V. A Chosen Name — An Explicit Call for a Calling

The deepest layer of the pseudonym is the act of choosing it.

A spiritual name, in the tradition of the Hebrew scriptures, is not typically self-assigned. Abram becomes Abraham — but God renames him. Jacob becomes Israel — but the renaming comes through a night of wrestling that leaves him limping. The name given by God is given at cost, in encounter, in the aftermath of the person being broken open enough to receive it.

So what does a person do who has not yet received that name — who knows the old name no longer fits, who stands in the gap between identities, who wants to yield the naming to God but must choose something to stand under while he waits?

He chooses the container.

He picks up the word for name itself — שֵׁם — and holds it out. He says: here is the vessel. Here is the placeholder. I am not claiming to be named; I am claiming to be the one who is asking to be named. I give the decision back to God, and I stand here waiting, holding the form of the thing, until the One who does the naming fills it.

This is what the poem calls “a call for a Calling.” It is not humility as performance. It is humility as architecture. The shape is built. The filling is not my work.

The Sign-off: Sharp as Teeth, Waters Deep

The sign-off that appears at the bottom of the work — Shem. Shin. Sharp as teeth. Mem. Waters deep. — is not a flourish. It is the briefest possible theology of the name, encoded in the letters themselves.

The shin cuts. It must. Truth that cannot cut cannot cure. The teeth of the word are how it breaks through the calcified layers of assumption that accumulate between a person and what they actually know. If the words land too softly, they slide off. If they never sting at all, something is missing.

The cutting, though, is not the purpose. The mem is the purpose. The depth beneath the surface is where the work is. The waters are not something to fear — they are something to enter. Every time the name appears, it is both a warning and an invitation: this will be sharp. Go deeper anyway.

VI. The Name Above All Names

There is one more thing to say, and it must be said carefully: שֵׁם is not a claim. It is a gesture. The pseudonym does not assert that the one who carries it is named for greatness, or is carrying a divine commission, or has achieved something worthy of the name. It asserts only that the one who carries it is pointing.

The name Shem carried the covenant line. He did not carry it because he was the greatest of Noah’s sons — the text gives us relatively little of his story. He carried it because it passed through him. The line was not his. He was the vessel.

This is the entire argument of the pseudonym in one sentence: I am the vessel.

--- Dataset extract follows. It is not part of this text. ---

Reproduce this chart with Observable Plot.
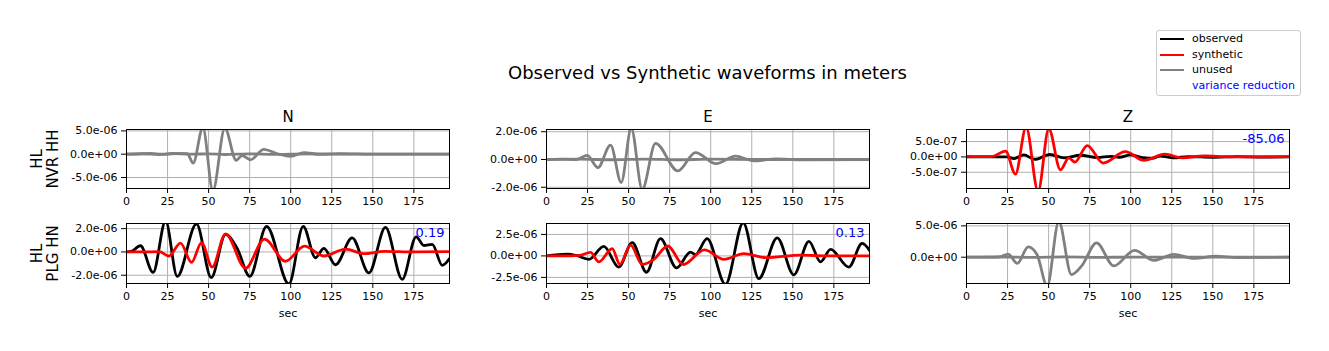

What passes through me is not mine. I hold it as faithfully as I can, I point as accurately as I am able, and I give the naming, the direction, the outcome — all of it — back to the one whose it is.

Philippians 2:9 calls Jesus’s name “the name above every name.” שֵׁם — the concept of name itself, the placeholder, the open container — knows this. The name above every name is the one it is reaching for when it holds itself out. The vessel is not the thing. The vessel is for the thing.

This is what it means to choose Shem. Not: I am naming myself something great. But: here is the cup, lifted up, begging to be filled with something greater than itself — if He so be it willed. 🙏

שֵׁם

Shin. Sharp as teeth.

Mem. Waters deep.

Named for Essence. Forfeit to the Father.